# Business Understanding
## Problem Statement
The University of Zambia (UNZA) hosts a growing repository of academic journal articles across multiple disciplines. However, these articles are not systematically categorized according to Zambia’s Vision 2030 development sectors. This lack of alignment presents a missed opportunity to leverage UNZA’s intellectual output for national strategic planning, policy formulation, and sectoral development monitoring.

This project aims to develop a data-driven classification system that maps UNZA journal articles to the appropriate Vision 2030 sectors using machine learning techniques.
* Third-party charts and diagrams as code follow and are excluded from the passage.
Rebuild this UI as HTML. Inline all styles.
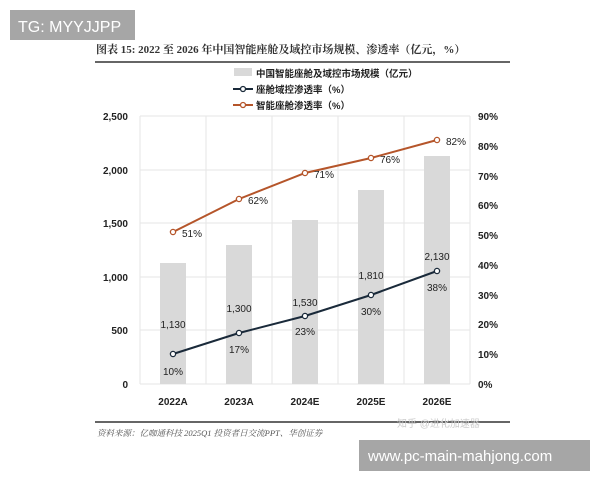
<!DOCTYPE html>
<html><head><meta charset="utf-8"><style>
body{margin:0;background:#fff;width:600px;height:480px;overflow:hidden;font-family:"Liberation Sans","Noto Sans CJK SC",sans-serif}
</style></head><body>
<svg width="600" height="480" xmlns="http://www.w3.org/2000/svg" font-family="Liberation Sans, Noto Sans CJK SC, sans-serif">
<rect x="10" y="10" width="125" height="30" fill="#a6a6a6"/>
<text x="18" y="32" font-size="16" fill="#fff">TG: MYYJJPP</text>
<text x="96" y="53" font-size="11" font-weight="bold" fill="#333" font-family="Liberation Serif, Noto Serif CJK SC, serif">图表 15:  2022 至 2026 年中国智能座舱及域控市场规模、渗透率（亿元，%）</text>
<line x1="95" y1="62" x2="510" y2="62" stroke="#333" stroke-width="1.5"/>
<rect x="234" y="68" width="18" height="8" fill="#d9d9d9"/>
<text x="256" y="77" font-size="9.5" font-weight="bold" fill="#222">中国智能座舱及域控市场规模（亿元）</text>
<line x1="233" y1="89" x2="253" y2="89" stroke="#1a2a3a" stroke-width="2"/><circle cx="243" cy="89" r="2.5" fill="#fff" stroke="#1a2a3a" stroke-width="1.3"/>
<text x="256" y="93" font-size="9.5" font-weight="bold" fill="#222">座舱域控渗透率（%）</text>
<line x1="233" y1="105" x2="253" y2="105" stroke="#b5552a" stroke-width="2"/><circle cx="243" cy="105" r="2.5" fill="#fff" stroke="#b5552a" stroke-width="1.3"/>
<text x="256" y="109" font-size="9.5" font-weight="bold" fill="#222">智能座舱渗透率（%）</text>
<g stroke="#e6e6e6" stroke-width="1">
<line x1="140" y1="116" x2="470" y2="116"/><line x1="140" y1="170" x2="470" y2="170"/><line x1="140" y1="223" x2="470" y2="223"/><line x1="140" y1="277" x2="470" y2="277"/><line x1="140" y1="330" x2="470" y2="330"/><line x1="140" y1="384" x2="470" y2="384"/>
<line x1="140" y1="116" x2="140" y2="384"/><line x1="206" y1="116" x2="206" y2="384"/><line x1="272" y1="116" x2="272" y2="384"/><line x1="338" y1="116" x2="338" y2="384"/><line x1="404" y1="116" x2="404" y2="384"/><line x1="470" y1="116" x2="470" y2="384"/>
</g>
<g fill="#d9d9d9">
<rect x="160" y="263" width="26" height="121"/><rect x="226" y="245" width="26" height="139"/><rect x="292" y="220" width="26" height="164"/><rect x="358" y="190" width="26" height="194"/><rect x="424" y="156" width="26" height="228"/>
</g>
<g font-size="10" font-weight="bold" fill="#222" text-anchor="end">
<text x="128" y="120">2,500</text><text x="128" y="174">2,000</text><text x="128" y="227">1,500</text><text x="128" y="281">1,000</text><text x="128" y="334">500</text><text x="128" y="388">0</text>
</g>
<g font-size="10" font-weight="bold" fill="#222">
<text x="478" y="120">90%</text><text x="478" y="150">80%</text><text x="478" y="180">70%</text><text x="478" y="209">60%</text><text x="478" y="239">50%</text><text x="478" y="269">40%</text><text x="478" y="299">30%</text><text x="478" y="328">20%</text><text x="478" y="358">10%</text><text x="478" y="388">0%</text>
</g>
<g font-size="10" font-weight="bold" fill="#222" text-anchor="middle">
<text x="173" y="405">2022A</text><text x="239" y="405">2023A</text><text x="305" y="405">2024E</text><text x="371" y="405">2025E</text><text x="437" y="405">2026E</text>
</g>
<polyline points="173,232 239,199 305,173 371,158 437,140" fill="none" stroke="#b5552a" stroke-width="2"/>
<g fill="#fff" stroke="#b5552a" stroke-width="1.3"><circle cx="173" cy="232" r="2.6"/><circle cx="239" cy="199" r="2.6"/><circle cx="305" cy="173" r="2.6"/><circle cx="371" cy="158" r="2.6"/><circle cx="437" cy="140" r="2.6"/></g>
<polyline points="173,354 239,333 305,316 371,295 437,271" fill="none" stroke="#1a2a3a" stroke-width="2"/>
<g fill="#fff" stroke="#1a2a3a" stroke-width="1.3"><circle cx="173" cy="354" r="2.6"/><circle cx="239" cy="333" r="2.6"/><circle cx="305" cy="316" r="2.6"/><circle cx="371" cy="295" r="2.6"/><circle cx="437" cy="271" r="2.6"/></g>
<g font-size="10" fill="#222">
<text x="182" y="237">51%</text><text x="248" y="204">62%</text><text x="314" y="178">71%</text><text x="380" y="163">76%</text><text x="446" y="145">82%</text>
</g>
<g font-size="10" fill="#222" text-anchor="middle">
<text x="173" y="328">1,130</text><text x="239" y="312">1,300</text><text x="305" y="306">1,530</text><text x="371" y="279">1,810</text><text x="437" y="260">2,130</text>
<text x="173" y="375">10%</text><text x="239" y="353">17%</text><text x="305" y="335">23%</text><text x="371" y="315">30%</text><text x="437" y="291">38%</text>
</g>
<line x1="95" y1="422" x2="510" y2="422" stroke="#333" stroke-width="1.5"/>
<text x="97" y="436" font-size="8.5" font-style="italic" fill="#555" font-family="Liberation Serif, Noto Serif CJK SC, serif">资料来源：亿咖通科技 2025Q1 投资者日交流PPT、华创证券</text>
<text x="397" y="427" font-size="10" fill="#ccc">知乎 @进化加速器</text>
<rect x="359" y="440" width="231" height="31" fill="#a6a6a6"/>
<text x="368" y="461" font-size="15" fill="#fff">www.pc-main-mahjong.com</text>
</svg>
</body></html>
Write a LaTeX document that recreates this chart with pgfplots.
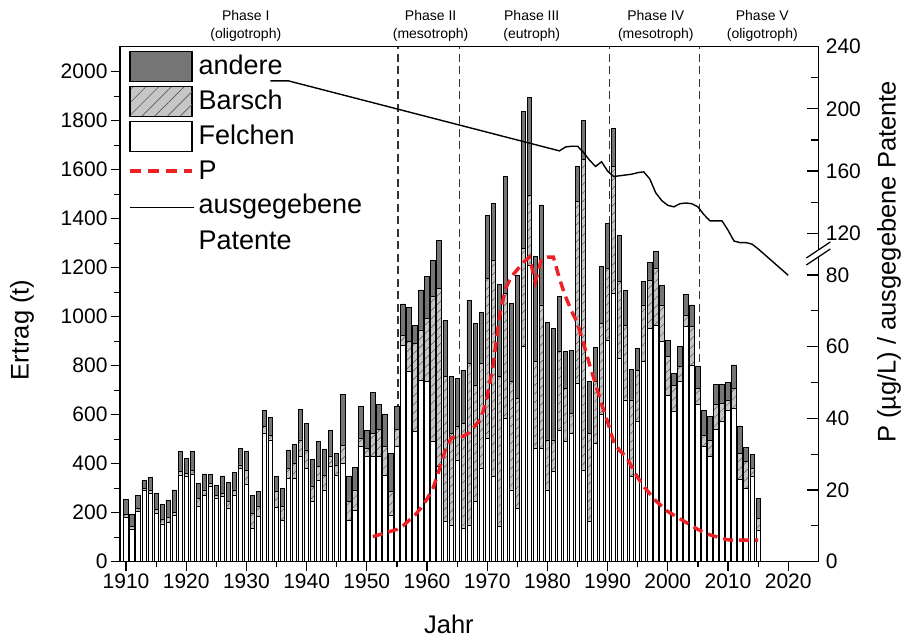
\documentclass[border=0pt]{standalone}
\usepackage{pgfplots}
\pgfplotsset{compat=1.18}
\usepackage{pgfplotstable}
\usepackage{fontspec}
\setmainfont{Liberation Sans}
\usetikzlibrary{patterns.meta}
\definecolor{andere}{HTML}{757575}
\definecolor{barsch}{HTML}{C6C6C6}
\definecolor{pred}{HTML}{EE2024}

% Ertrag in t: Felchen, Barsch, andere
\pgfplotstableread{
jahr F B A
1910 181 12 61
1911 132 14 47
1912 204 14 52
1913 293 6 34
1914 279 14 50
1915 197 17 64
1916 154 19 62
1917 159 22 71
1918 191 9 93
1919 354 13 82
1920 347 14 61
1921 358 16 75
1922 227 32 61
1923 272 21 65
1924 306 14 37
1925 259 13 41
1926 268 11 71
1927 218 27 78
1928 272 21 70
1929 380 15 68
1930 315 59 75
1931 136 61 75
1932 184 41 61
1933 524 27 68
1934 497 20 71
1935 222 64 61
1936 167 58 74
1937 340 41 75
1938 340 61 79
1939 431 66 126
1940 381 75 109
1941 245 61 112
1942 331 57 102
1943 290 64 106
1944 388 41 106
1945 354 41 47
1946 401 75 208
1947 167 78 105
1948 211 82 91
1949 470 34 129
1950 429 34 74
1951 431 93 166
1952 429 109 102
1953 354 116 133
1954 191 95 154
1955 470 68 95
1956 884 41 127
1957 776 122 140
1958 531 360 75
1959 742 204 163
1960 735 258 173
1961 490 592 149
1962 388 728 194
1963 164 591 231
1964 150 374 231
1965 415 136 197
1966 136 429 217
1967 150 660 258
1968 245 476 252
1969 381 429 206
1970 503 653 259
1971 347 884 232
1972 143 612 378
1973 585 510 476
1974 293 442 319
1975 218 449 503
1976 878 401 558
1977 1211 286 398
1978 463 353 429
1979 463 585 408
1980 293 204 480
1981 367 130 455
1982 537 320 227
1983 490 218 149
1984 524 81 256
1985 728 741 146
1986 374 1266 160
1987 163 361 211
1988 483 252 138
1989 600 373 231
1990 905 292 184
1991 1095 517 157
1992 830 313 190
1993 660 306 140
1994 347 313 125
1995 572 210 89
1996 816 232 95
1997 953 197 71
1998 966 231 68
1999 898 150 81
2000 680 157 65
2001 612 109 48
2002 735 61 82
2003 959 48 82
2004 803 156 89
2005 640 68 88
2006 470 47 100
2007 429 68 95
2008 538 102 84
2009 572 74 78
2010 619 41 72
2011 626 82 95
2012 334 108 112
2013 300 108 59
2014 347 34 55
2015 129 48 82
}\ertrag

% P in ug/L
\pgfplotstableread{
jahr P
1951 7
1952 7.5
1953 8
1954 8.5
1955 9
1956 10
1957 11.5
1958 13
1959 15
1960 17.5
1961 20.5
1962 25.5
1963 31
1964 34.5
1965 35
1966 35
1967 36
1968 38
1969 40
1970 46
1971 55
1972 68
1973 76
1974 79.5
1975 81.5
1976 83.5
1977 85
1978 78
1979 84.5
1980 85
1981 85
1982 79
1983 74
1984 70
1985 66.5
1986 61
1987 55
1988 49.5
1989 44
1990 39
1991 33.5
1992 31
1993 29.5
1994 26.5
1995 23.5
1996 21
1997 19
1998 17
1999 15.5
2000 14
2001 13
2002 12
2003 11
2004 10
2005 9
2006 8.2
2007 7.5
2008 7
2009 6.5
2010 6.1
2011 6
2012 6
2013 6
2014 6
2015 6
}\phosphor

% ausgegebene Patente
\pgfplotstableread{
jahr N
1934 218
1937 218
1982 173
1983 175.5
1984 176
1985 176
1986 172
1987 167
1988 163
1989 166
1990 160
1991 156.5
1992 157
1993 157.5
1994 158
1995 159
1996 159.5
1997 155
1998 146
1999 141
2000 138
2001 137
2002 139
2003 139.5
2004 139
2005 137
2006 132
2007 128
2008 128
2009 128
2010 122
2011 115
2012 114
2013 114
2014 113
2015 110
2020 93
}\patente

\pgfplotsset{
  base/.style={scale only axis, width=698.3pt, height=515pt,
    xmin=1909, xmax=2025,
    axis line style={line width=1.4pt},
    tick style={line width=1.2pt, black},
    major tick length=9pt, minor tick length=5.5pt,
    tick label style={font=\fontsize{21}{23}\selectfont},
    /pgf/number format/assume math mode=true,
    /pgf/number format/1000 sep={},
  },
  rightax/.style={base, xtick=\empty, ytick pos=right, tick align=inside,
    major tick length=11pt, minor tick length=7pt,
    yticklabel style={xshift=4pt}},
}
\tikzset{phase/.style={align=center, font=\fontsize{14}{18}\selectfont}}

\begin{document}
\begin{tikzpicture}
\begin{axis}[base,
  ymin=0, ymax=2102,
  ybar stacked, bar width=0.72,
  clip=false,
  xtick={1910,1920,...,2020}, minor x tick num=1,
  ytick={0,200,...,2000}, minor y tick num=1,
  xtick pos=bottom, ytick pos=left, tick align=outside,
  xlabel={Jahr}, ylabel={Ertrag (t)},
  every axis x label/.style={at={(axis description cs:0.471,-0.121)}, anchor=center,
    font=\fontsize{25.5}{28}\selectfont},
  every axis y label/.style={at={(axis description cs:-0.1403,0.45)}, rotate=90, anchor=center,
    font=\fontsize{25.5}{28}\selectfont},
  legend style={draw=none, fill=none, inner sep=0pt, outer sep=0pt,
    at={(axis description cs:0.0119,0.9915)}, anchor=north west,
    font=\fontsize{27}{30}\selectfont, row sep=3.8pt, column sep=4pt,
    nodes={inner sep=0pt, text height=18pt, text depth=5pt}},
  legend cell align=left,
]
\addplot[fill=white, draw=black, line width=0.8pt, forget plot] table[x=jahr, y=F] {\ertrag};
\addplot[fill=barsch, draw=black, line width=0.8pt, forget plot,
  postaction={pattern={Lines[angle=45, distance=6pt, line width=0.5pt]}, pattern color=black!65}]
  table[x=jahr, y=B] {\ertrag};
\addplot[fill=andere, draw=black, line width=0.8pt, forget plot] table[x=jahr, y=A] {\ertrag};

\addlegendimage{legend image code/.code={
  \draw[black, line width=1.2pt, fill=andere] (0pt,-13.2pt) rectangle (62pt,16.8pt);}}
\addlegendentry{andere}
\addlegendimage{legend image code/.code={
  \draw[black, line width=1.2pt, fill=barsch] (0pt,-13.2pt) rectangle (62pt,16.8pt);
  \fill[pattern={Lines[angle=45, distance=9pt, line width=0.6pt]}, pattern color=black!65]
    (0pt,-13.2pt) rectangle (62pt,16.8pt);}}
\addlegendentry{Barsch}
\addlegendimage{legend image code/.code={
  \draw[black, line width=1.2pt, fill=white] (0pt,-13.2pt) rectangle (62pt,16.8pt);}}
\addlegendentry{Felchen}
\addlegendimage{legend image code/.code={
  \path[draw=none, fill=none] (0pt,-13.2pt) rectangle (62pt,16.8pt);
  \draw[pred, line width=3.2pt, dash pattern=on 11pt off 7pt] (0pt,1.8pt) -- (62pt,1.8pt);}}
\addlegendentry{P}
\addlegendimage{legend image code/.code={
  \path[draw=none, fill=none] (0pt,-13.2pt) rectangle (62pt,16.8pt);
  \draw[black, line width=1.4pt] (0pt,-0.8pt) -- (64pt,-0.8pt);}}
\addlegendentry{\begin{tabular}[t]{@{}l@{}}ausgegebene\\[6pt]Patente\end{tabular}}

\foreach \j in {1955.2,1965.4,1990.3,2005.3}{
  \edef\tmp{\noexpand\draw[black!80, line width=1.3pt, dash pattern=on 8pt off 4.5pt]
    (axis cs:\j,0) -- (axis cs:\j,2102);}\tmp
}
\node[phase] at (axis cs:1929.9,2187) {Phase I\\(oligotroph)};
\node[phase] at (axis cs:1960.6,2187) {Phase II\\(mesotroph)};
\node[phase] at (axis cs:1977.4,2187) {Phase III\\(eutroph)};
\node[phase] at (axis cs:1998,2187) {Phase IV\\(mesotroph)};
\node[phase] at (axis cs:2015.7,2187) {Phase V\\(oligotroph)};
\end{axis}

\begin{axis}[rightax, ymin=0, ymax=143.7,
  ytick={0,20,...,80}, minor ytick={10,30,50,70}]
\addplot[pred, line width=3.4pt, dash pattern=on 10pt off 6pt] table[x=jahr, y=P] {\phosphor};
\end{axis}

\begin{axis}[rightax, ymin=-91.2, ymax=240,
  ytick={120,160,200,240}, minor ytick={140,180,220},
  ylabel={P (µg/L) / ausgegebene Patente},
  every axis y label/.style={at={(axis description cs:1.1013,0.582)}, rotate=90, anchor=center,
    font=\fontsize{25.5}{28}\selectfont}]
\addplot[black, line width=1.4pt] table[x=jahr, y=N] {\patente};
\end{axis}

% Achsenbruch
\fill[white] (686.3pt,296.7pt) -- (710.3pt,312.7pt) -- (710.3pt,319.7pt) -- (686.3pt,303.7pt) -- cycle;
\draw[line width=1.2pt] (686.3pt,296.7pt) -- (710.3pt,312.7pt);
\draw[line width=1.2pt] (686.3pt,303.7pt) -- (710.3pt,319.7pt);

\pgfresetboundingbox
\path[use as bounding box] (-120pt,-78.3pt) rectangle (791pt,561.7pt);
\end{tikzpicture}
\end{document}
By automating this classification, we intend to bridge the gap between academic research and national development priorities, enabling policymakers, researchers, and institutions to better identify and track sectoral contributions and trends.

## Objectives
**I. To align the University of Zambia’s research with national priorities:**
Systematically map academic journal articles to Zambia’s Vision 2030 development sectors to highlight how the UNZA’s intellectual output contributes to achieving national development goals.

**II. To enable evidence-based decision-making:**
Provide policymakers, researchers, and development stakeholders with an accessible, data-driven tool for identifying sectoral trends and gaps in research, thereby supporting targeted policy formulation and strategic resource allocation.

**III. To automate and scale research classification:**
Develop a machine learning–powered system to classify and update the categorization of research articles efficiently, ensuring scalability as UNZA’s repository grows and enabling continuous monitoring of sectoral contributions over time.

Data Mining Goals

I. Design a supervised multi-class classification model to assign each UNZA journal article to one of Zambia’s Vision 2030 sectors based on the article’s metadata (title, abstract, and keywords).

Purpose: Reveal the alignment between academic output and national development areas.

Method: Use labeled training data mapped to Vision 2030 sectors, extracted from a subset of articles.

Expected Output: Accurate labels such as “Education,” “Agriculture,” “Health,” “Infrastructure”, etc.

II. Identify latent research clusters and anomalies through unsupervised learning (e.g., clustering or topic modeling) to uncover emerging themes or neglected areas.

Purpose: Help decision-makers identify new or missing areas of national interest not currently emphasized in the Vision 2030 framework.

Method: Apply techniques like K-Means, DBSCAN, or LDA topic modeling on text embeddings.

Expected Output: Visual or descriptive reports of discovered themes or outliers.

III. Deploy a scalable, retrainable classification pipeline using modern ML techniques and modular design.

Purpose: Automate the tagging process for future UNZA research uploads.

Method: Build a modular pipeline for preprocessing, vectorization (e.g., TF-IDF or BERT), training, evaluation, and inference.

Expected Output: A script or web app that classifies new articles on upload.

IV. Continuously evaluate model performance over time using metrics such as F1-score, accuracy, and confusion matrices.

Purpose: Ensure system reliability and adaptiveness as language and research topics evolve.

Method: Establish a validation framework and regularly benchmark models.

Expected Output: Monitoring logs or retraining criteria to prevent model drift.